2025–26 Bangladesh Premier League
- Dates: 26 December 2025 – 23 January 2026
- Administrator: Bangladesh Cricket Board
- Cricket format: Twenty20
- Tournament format(s): Double round-robin and playoffs
- Host: Bangladesh
- Champions: Rajshahi Warriors (2nd title)
- Runners-up: Chattogram Royals
- Participants: 6
- Matches: 34
- Player of the series: Shoriful Islam (Chattogram Royals)
- Most runs: Parvez Hossain Emon (395) (Sylhet Titans)
- Most wickets: Shoriful Islam (26) (Chattogram Royals)
- Official website: bplt20.com.bd

= 2025–26 Bangladesh Premier League =

12th edition of Bangladesh Premier League

2025–26 Bangladesh Premier League (BPL 2026) was the 12th season of the Bangladesh Premier League, a professional Twenty20 cricket league in Bangladesh that is organised by the Bangladesh Cricket Board (BCB). The season commenced on 26 December 2025, and the final was held on 23 January 2026.
Rajshahi Warriors beat Chattogram Royals in the final by 63 runs and won their second title.

==Background==
The 2025–26 BPL season overlapped with the BBL 15, SA20 2026, Super Smash 2025–26 and ILT20 2025–26.

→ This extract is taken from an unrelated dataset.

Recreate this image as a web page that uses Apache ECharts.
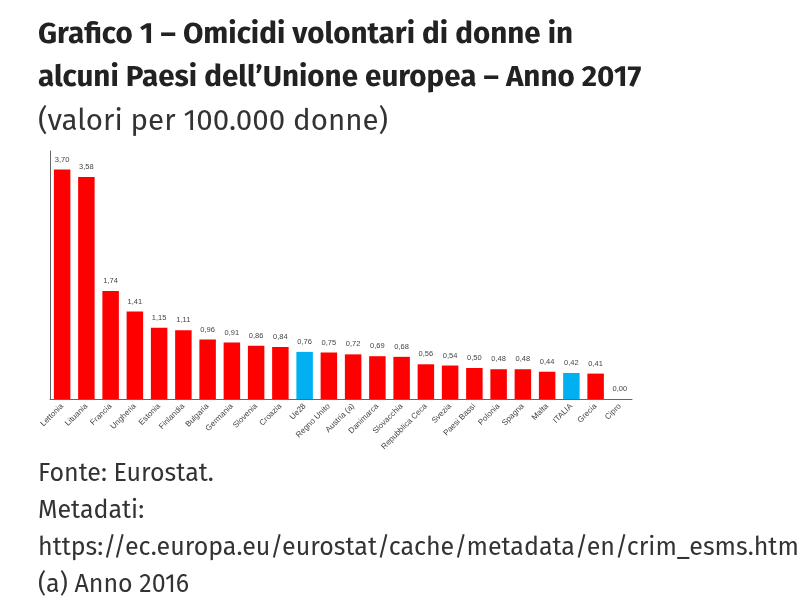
<!DOCTYPE html>
<html>
<head>
<meta charset="utf-8">
<script src="https://cdn.jsdelivr.net/npm/echarts@6/dist/echarts.min.js"></script>
<style>
  html, body { margin: 0; padding: 0; background: #fff; }
  #chart { width: 800px; height: 609px; }
</style>
</head>
<body>
<div id="chart"></div>
<script>
// dati
const paesi = ['Lettonia', 'Lituania', 'Francia', 'Ungheria', 'Estonia', 'Finlandia', 'Bulgaria', 'Germania',
  'Slovenia', 'Croazia', 'Ue28', 'Regno Unito', 'Austria (a)', 'Danimarca', 'Slovacchia', 'Repubblica Ceca',
  'Svezia', 'Paesi Bassi', 'Polonia', 'Spagna', 'Malta', 'ITALIA', 'Grecia', 'Cipro']
const valori = [3.70, 3.58, 1.74, 1.41, 1.15, 1.11, 0.96, 0.91, 0.86, 0.84, 0.76, 0.75, 0.72, 0.69, 0.68, 0.56,
  0.54, 0.50, 0.48, 0.48, 0.44, 0.42, 0.41, 0.00]
const evidenziati = ['Ue28', 'ITALIA']

const chart = echarts.init(document.getElementById('chart'))
const fontTesto = '"Fira Sans", Lato, "Open Sans", sans-serif'

chart.setOption({
  backgroundColor: '#fff',
  animation: false,
  title: [
    {
      text: 'Grafico 1 – Omicidi volontari di donne in\nalcuni Paesi dell’Unione europea – Anno 2017',
      left: 33, top: 8,
      textStyle: { fontFamily: fontTesto, fontWeight: 'bold', fontSize: 29.6, lineHeight: 43, color: '#222' }
    },
    {
      text: '(valori per 100.000 donne)',
      left: 33, top: 99,
      textStyle: { fontFamily: fontTesto, fontWeight: 'normal', fontSize: 29.5, lineHeight: 36, color: '#333' }
    },
    {
      text: 'Fonte: Eurostat.\nMetadati:\nhttps://ec.europa.eu/eurostat/cache/metadata/en/crim_esms.htm\n(a) Anno 2016',
      left: 33, top: 451,
      textStyle: { fontFamily: fontTesto, fontWeight: 'normal', fontSize: 25, lineHeight: 37, color: '#333' }
    }
  ],
  grid: { left: 50, right: 168, top: 151, bottom: 210 },
  xAxis: {
    type: 'category',
    data: paesi,
    axisLine: { lineStyle: { color: '#666', width: 1 } },
    axisTick: { show: false },
    axisLabel: { rotate: 45, interval: 0, fontSize: 8, color: '#444', fontFamily: 'Liberation Sans, Arial', margin: 6 }
  },
  yAxis: {
    type: 'value',
    min: 0, max: 4,
    axisLine: { show: true, lineStyle: { color: '#666', width: 1 } },
    axisTick: { show: false },
    axisLabel: { show: false },
    splitLine: { show: false }
  },
  series: [{
    type: 'bar',
    barCategoryGap: '32%',
    data: valori.map((v, i) => ({
      value: v,
      itemStyle: { color: evidenziati.includes(paesi[i]) ? '#00B0F0' : '#FF0000' }
    })),
    label: {
      show: true,
      position: 'top',
      distance: 6,
      fontSize: 7.5,
      color: '#444',
      fontFamily: 'Liberation Sans, Arial',
      formatter: (p) => p.value.toFixed(2).replace('.', ',')
    }
  }]
})
</script>
</body>
</html>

During the previous season, payment-related issues involving Durbar Rajshahi and Chittagong Kings were reported. For the 2025–26 season, the Bangladesh Cricket Board disqualified teams that failed to submit the required documentation.

The 2026 general elections were also a reason for organising the BPL with fewer teams to complete the competition before the election.

The Chattogram franchise was acquired by Triangle Sports and renamed Chattogram Royals. The Rajshahi franchise also underwent a change in ownership, with Nabil Group of Industries taking over and renaming the team Rajshahi Warriors. The Sylhet franchise came under new ownership by Cricket With Sami and was renamed Sylhet Titans. Noakhali Express was introduced as a new franchise after being acquired by Desh Travels. The Khulna Tigers and Fortune Barishal franchises did not participate in the season.

The auction took place on 30 November 2025. Pakistan based company, TPT – Trans Production & Technologies won the official broadcasting rights for the 2025–26 BPL – Bangladesh Premier League replacing Real Impact.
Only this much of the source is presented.